Environ 30 000 personnes ont participé mercredi à Srebrenica (est de la Bosnie), aux obsèques de 520 victimes du massacre perpétré en 1995 à l'encontre de musulmans par les forces serbes de Bosnie, tuerie qualifiée de génocide par la justice internationale.

Pour la première fois depuis la fin du conflit intercommunautaire de 1992-95, l'anniversaire se déroule avec les principaux responsables du massacre, Ratko Mladic et Radovan Karadzic, derrière les barreaux, et jugés par la justice internationale, après des années de cavale.

À l'occasion du 17e anniversaire, le président américain Barak Obama, a dénoncé les tentatives de «nier le fait indiscutable qu'un génocide» s'est produit à Srebrenica.

Début juin, peu après son élection, le nouveau président de Serbie, le nationaliste populiste Tomislav Nikolic avait nié dans une interview l'existence de ce génocide soulevant un tollé général.

Par une chaleur de plomb, après une prière pour les morts prononcés par le grand mufti de Bosnie, les cercueils --enveloppés dans des linceuls verts--, avec les restes de 520 victimes du massacre, retrouvées et identifiées depuis l'anniversaire précédent, ont été mis en terre.

«C'est de la douleur, une douleur sans fin.

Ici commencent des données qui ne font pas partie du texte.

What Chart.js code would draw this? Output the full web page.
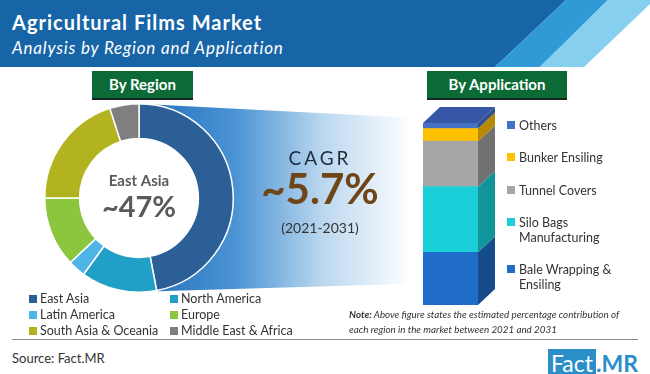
<!DOCTYPE html>
<html>
<head>
<meta charset="utf-8">
<script src="https://cdn.jsdelivr.net/npm/chart.js"></script>
<style>
  html, body { margin: 0; padding: 0; }
  body { width: 650px; height: 374px; position: relative; overflow: hidden; background: #fff; font-family: Lato, "Open Sans", sans-serif; color: #333; }
  .band { position: absolute; left: 0; top: 0; width: 650px; height: 67px; }
  .dark { background: #1765a6; clip-path: polygon(0 0, 566px 0, 495px 67px, 0 67px); }
  .mid { background: #2f9ad6; clip-path: polygon(566px 0, 608px 0, 540px 67px, 495px 67px); }
  .light { background: #86cfee; clip-path: polygon(608px 0, 650px 0, 650px 4px, 584px 67px, 540px 67px); }
  .title { position: absolute; left: 12px; top: 10px; color: #fff; font-weight: 700; font-size: 20px; letter-spacing: 1px; line-height: 24px; }
  .subtitle { position: absolute; left: 12px; top: 38px; color: #fff; font-style: italic; font-size: 17px; letter-spacing: 0.8px; line-height: 20px; }
  .tag { position: absolute; top: 71px; height: 27px; line-height: 27px; background: #0c6a36; color: #fff; font-weight: 700; font-size: 15px; text-align: center; box-shadow: 0 2px 0 #17261c; }
  canvas { position: absolute; }
  .cagr { position: absolute; left: 240px; width: 160px; text-align: center; }
  .sq { display: inline-block; width: 8px; height: 8px; margin-right: 3px; vertical-align: 0px; }
  #regionLegend { position: absolute; left: 29px; top: 291px; display: grid; grid-template-columns: 141px 141px; font-size: 12.5px; line-height: 16px; }
  #appLegend { position: absolute; left: 507px; top: 118px; height: 174px; display: flex; flex-direction: column; justify-content: space-between; font-size: 12.5px; line-height: 15px; }
  #appLegend div { display: flex; width: 120px; }
  #appLegend .sq { flex: none; margin-top: 3px; margin-right: 4px; }
  #appLegend span.t { width: 100px; }
  .note { position: absolute; left: 349px; top: 307px; font-size: 9.8px; font-style: italic; line-height: 15px; color: #333; }
  .rule { position: absolute; left: 12px; top: 339px; width: 626px; height: 0; border-top: 1.5px solid #8a8a8a; }
  .source { position: absolute; left: 12px; top: 350px; font-size: 13px; }
  .logo { position: absolute; left: 548px; top: 352px; height: 23px; font-size: 23px; line-height: 23px; }
  .logo .box { background: #2b8ec9; color: #fff; padding: 0 3px; }
  .logo .mr { color: #2b8ec9; font-weight: 700; }
</style>
</head>
<body>
<div class="band dark"></div>
<div class="band mid"></div>
<div class="band light"></div>
<div class="title">Agricultural Films Market</div>
<div class="subtitle">Analysis by Region and Application</div>
<div class="tag" style="left:92px;width:101px;">By Region</div>
<div class="tag" style="left:427px;width:140px;">By Application</div>

<canvas id="donut" width="440" height="200" style="left:0;top:98px;width:440px;height:200px;"></canvas>
<div class="cagr" style="top:146px;font-size:19px;letter-spacing:3px;color:#1f2d40;" id="cagrLabel"></div>
<div class="cagr" style="top:164px;font-size:42px;font-weight:700;color:#6e4617;line-height:48px;" id="cagrValue"></div>
<div class="cagr" style="top:219px;font-size:14px;color:#333;" id="cagrPeriod"></div>

<canvas id="bar" width="100" height="210" style="left:410px;top:100px;width:100px;height:210px;"></canvas>
<div id="appLegend"></div>
<div id="regionLegend"></div>

<div class="note"><b>Note:</b> Above figure states the estimated percentage contribution of<br>each region in the market between 2021 and 2031</div>
<div class="rule"></div>
<div class="source">Source: Fact.MR</div>
<div class="logo"><span class="box">Fact</span><span class="mr">.MR</span></div>

<script>
var regionLabels = ['East Asia', 'North America', 'Latin America', 'Europe', 'South Asia & Oceania', 'Middle East & Africa']
var regionShares = [47, 13, 3, 12, 20, 5]
var regionColors = ['#2b5f96', '#20a0c6', '#4fb5e6', '#8cc63f', '#b3b21f', '#7f7f7f']

var appLabels = ['Bale Wrapping & Ensiling', 'Silo Bags Manufacturing', 'Tunnel Covers', 'Bunker Ensiling', 'Others']
var appShares = [29, 36, 25, 7, 3]
var appColors = ['#1f6dc8', '#1bcfd8', '#a6a6a6', '#ffc000', '#4472c4']
var appSideColors = ['#174c8c', '#12949b', '#717171', '#b98a00', '#2f4f8f']

var cagrValue = 5.7
var cagrPeriod = '(2021-2031)'

document.getElementById('cagrLabel').textContent = 'CAGR'
document.getElementById('cagrValue').textContent = '~' + cagrValue + '%'
document.getElementById('cagrPeriod').textContent = cagrPeriod

// legends
var regionLegend = document.getElementById('regionLegend')
regionLabels.forEach(function (label, i) {
    var d = document.createElement('div')
    d.innerHTML = '<span class="sq" style="background:' + regionColors[i] + '"></span>' + label.replace('&', '&amp;')
    regionLegend.appendChild(d)
})
var appLegend = document.getElementById('appLegend')
for (var i = appLabels.length - 1; i >= 0; i--) {
    var d = document.createElement('div')
    d.innerHTML = '<span class="sq" style="background:' + appColors[i] + '"></span><span class="t">' + appLabels[i].replace('&', '&amp;') + '</span>'
    appLegend.appendChild(d)
}

// blue fan behind the donut + text in the hole
var fanPlugin = {
    id: 'fan',
    beforeDatasetsDraw: function (chart) {
        var arc = chart.getDatasetMeta(0).data[0]
        var cx = arc.x, cy = arc.y, R = arc.outerRadius
        var c = chart.ctx
        c.save()
        var g = c.createLinearGradient(cx, 0, cx + 272, 0)
        g.addColorStop(0, '#2270bd')
        g.addColorStop(0.35, '#4a93d3')
        g.addColorStop(0.68, '#bcd8ef')
        g.addColorStop(1, '#ffffff')
        c.fillStyle = g
        c.beginPath()
        c.moveTo(cx, cy - R)
        c.lineTo(cx + 291, cy - R + 15)
        c.lineTo(cx + 291, cy + R - 9)
        c.lineTo(cx + 18, cy + R - 1)
        c.closePath()
        c.fill()
        c.fillStyle = '#fff'
        c.beginPath()
        c.arc(cx, cy, R, 0, Math.PI * 2)
        c.fill()
        c.restore()
    },
    afterDraw: function (chart) {
        var arc = chart.getDatasetMeta(0).data[0]
        var c = chart.ctx
        c.save()
        c.textAlign = 'center'
        c.textBaseline = 'middle'
        c.fillStyle = '#5a5a5a'
        c.font = 'bold 15px Lato'
        c.fillText(regionLabels[0], arc.x, arc.y - 17)
        c.font = 'bold 29px Lato'
        c.fillText('~' + regionShares[0] + '%', arc.x, arc.y + 10)
        c.restore()
    }
}

new Chart(document.getElementById('donut').getContext('2d'), {
    type: 'doughnut',
    data: {
        labels: regionLabels,
        datasets: [{
            data: regionShares,
            backgroundColor: regionColors,
            borderColor: '#ffffff',
            borderWidth: 1.5
        }]
    },
    options: {
        responsive: false,
        animation: false,
        cutout: '63%',
        layout: { padding: { left: 44, right: 206, top: 5, bottom: 5 } },
        plugins: { legend: { display: false }, tooltip: { enabled: false } }
    },
    plugins: [fanPlugin]
})

// 3d faces for the stacked column
var depthX = 17, depthY = 16
var cubePlugin = {
    id: 'cube',
    afterDatasetsDraw: function (chart) {
        var c = chart.ctx
        c.save()
        chart.data.datasets.forEach(function (ds, i) {
            var el = chart.getDatasetMeta(i).data[0]
            var right = el.x + el.width / 2
            var left = el.x - el.width / 2
            c.fillStyle = appSideColors[i]
            c.beginPath()
            c.moveTo(right, el.y)
            c.lineTo(right + depthX, el.y - depthY)
            c.lineTo(right + depthX, el.base - depthY)
            c.lineTo(right, el.base)
            c.closePath()
            c.fill()
            if (i === chart.data.datasets.length - 1) {
                c.fillStyle = '#3656a8'
                c.beginPath()
                c.moveTo(left, el.y)
                c.lineTo(left + depthX, el.y - depthY)
                c.lineTo(right + depthX, el.y - depthY)
                c.lineTo(right, el.y)
                c.closePath()
                c.fill()
            }
        })
        c.restore()
    }
}

new Chart(document.getElementById('bar').getContext('2d'), {
    type: 'bar',
    data: {
        labels: ['Application'],
        datasets: appLabels.map(function (label, i) {
            return {
                label: label,
                data: [appShares[i]],
                backgroundColor: appColors[i],
                borderWidth: 0,
                barPercentage: 1,
                categoryPercentage: 1
            }
        })
    },
    options: {
        responsive: false,
        animation: false,
        layout: { padding: { left: 13, right: 32, top: 23, bottom: 5 } },
        scales: {
            x: { stacked: true, display: false },
            y: { stacked: true, display: false, min: 0, max: 100 }
        },
        plugins: { legend: { display: false }, tooltip: { enabled: false } }
    },
    plugins: [cubePlugin]
})
</script>
</body>
</html>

Et lorsque le 11 juillet arrive, chaque année, cette douleur devient insupportable», lance en pleurant Sevdija Halilovic, venue au centre mémorial de Potocari, près de Srebrenica, pour les funérailles de son père.

«Mes deux frères ont aussi été tués dans le massacre, mais ils n'ont pas encore été retrouvés», soupire-t-elle.

Le 11 juillet 1995, quelques mois avant la fin du conflit, les troupes serbes avaient pris le contrôle de Srebrenica, enclave musulmane proclamée «zone protégée» de l'ONU.

Quelque 8000 hommes et adolescents ont été tués en l'espace de quelques jours, la pire atrocité commise en Europe depuis la Seconde Guerre mondiale.

L'enterrement des victimes exhumées des fosses communes et identifiées est organisé chaque année au centre mémorial de Potocari à l'occasion de l'anniversaire du massacre. À ce jour, 5137 victimes y ont été enterrées.

Après avoir échappé à la justice pendant des années, les ex-chefs militaire et politique des Serbes de Bosnie, Ratko Mladic et Radovan Karadzic, sont enfin jugés par le Tribunal pénal international pour l'ex-Yougoslavie (TPIY).

Le procès de l'ex-général Mladic, 70 ans, qui a commencé cette année, a repris lundi avec la déposition du premier témoin de l'accusation. Surnomme «le boucher des Balkans», il a été arrêté en Serbie en 2011 après seize ans de cavale.

Inculpé des mêmes chefs d'accusation, Radovan Karadzic, 67 ans, a été arrêté en juillet 2008 à Belgrade après s'être caché pendant treize ans. Son procès s'est ouvert en octobre 2009.

À ce jour 38 anciens militaires et policiers serbes de Bosnie ont été condamnés à des peines de prison par le TPIY et la justice bosnienne pour le massacre de Srebrenica, dont certains pour génocide.

Mais les familles des victimes ont du mal à croire que justice sera faite.

«Leur procès va durer des années», peste Fatima Mujic, venue enterrer son frère.

«Et à la fin, ces deux sauvages vont mourir avant d'être condamnés, comme Slobodan Milosevic, et les Serbes vont continuer à dire qu'il n'y a pas eu de génocide à Srebrenica», ajoute cette femme de 39 ans, dont le mari a aussi été tué dans le massacre.

Lui aussi inculpé, entre autres, du massacre de Srebrenica, l'ancien homme fort de Serbie, Slobodan Milosevic, est mort en 2006 dans la prison du TPIY avant la fin de son procès.

«Ils veulent des témoins? Voici des témoins! Il ne faut pas aller chercher trop loin», s'emporte Muniba Cakar, 63 ans, qui a enterré son mari, en montrant des milliers de pierres tombales dans le mémorial de Potocari.